Delaminated CoAl‐layered double hydroxide@TiO2 heterojunction nanocomposites for photocatalytic reduction of CO2

Photocatalytic reduction offers an attractive route for CO 2 utilization as a chemical feedstock for solar fuels production but remains challenging due to the poor efficiency, instability, and/or toxicity of current catalyst systems. Delaminated CoAl-layered double hydroxide nanosheets (LDH-DS) combined with TiO 2 nanotubes (NTs) or nanoparticles (NPs) are promising nanocomposite photocatalysts for CO 2 reduction. Heterojunction formation between visible light absorbing delaminated CoAl nanosheets and UV light absorbing TiO 2 nanotubes greatly enhances interfacial contact between both high aspect ratio components relative to their bulk counterparts. The resulting synergic interaction confers a significant improvement in photoinduced charge carrier separation, and concomitant aqueous phase CO 2 photocatalytic reduction, in the absence of a sacrificial hole acceptor.
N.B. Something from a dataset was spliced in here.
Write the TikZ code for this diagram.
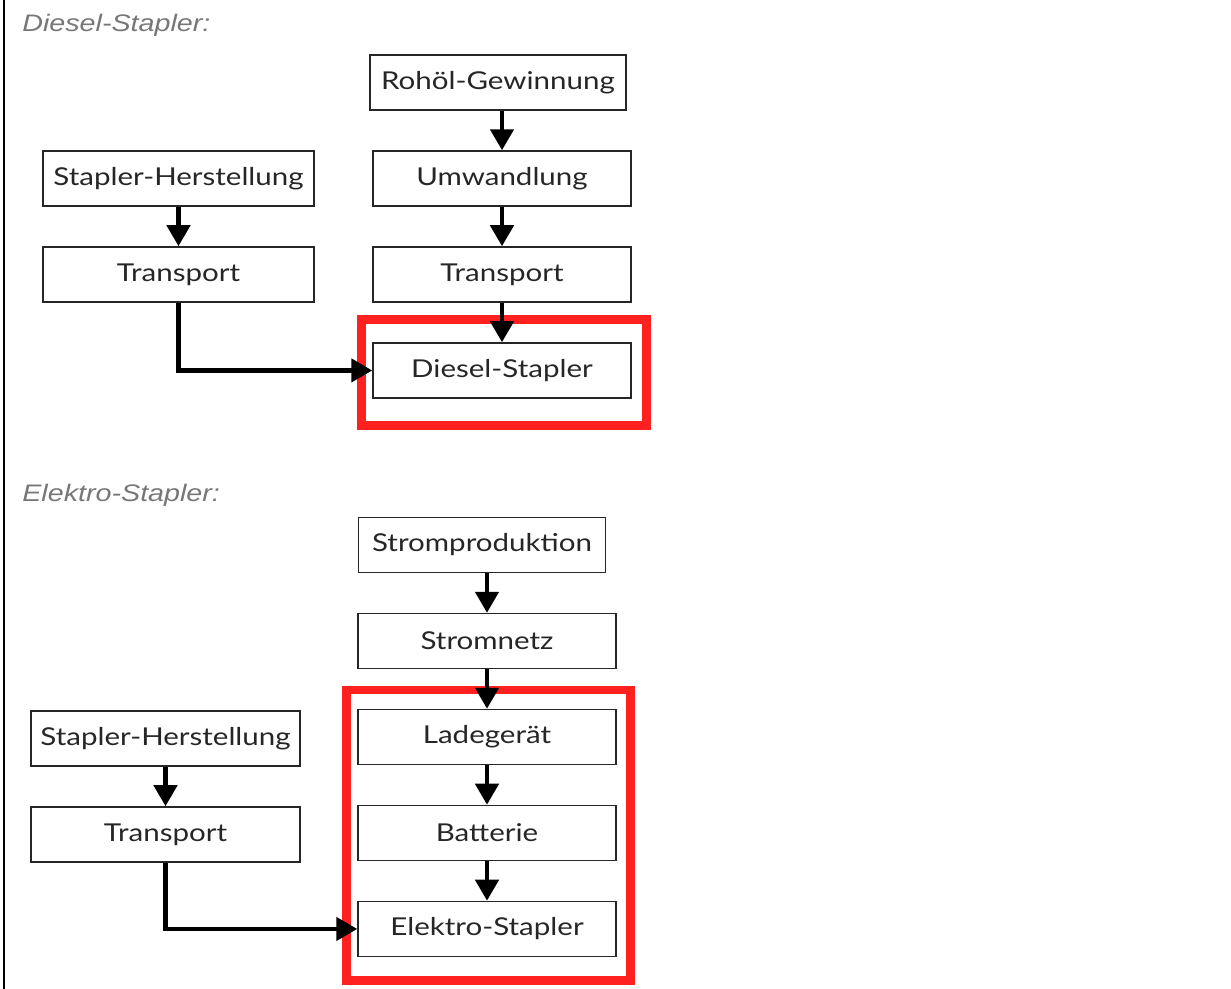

CO productivity for a 3 wt% LDH-DS@TiO 2 -NT nanocomposite of 4.57 µmol g cat -1 h -1 exhibits a tenfold and fivefold increase over that obtained for individual TiO 2 NT and delaminated CoAl-LDH components respectively and is double that obtained for 3 wt% bulk-LDH@TiO 2 -NT and 3 wt% LDH-DS@TiO 2 -NP catalysts. Synthesis of delaminated LDH and metal oxide nanocomposites represents a cost-effective strategy for aqueous phase CO 2 reduction.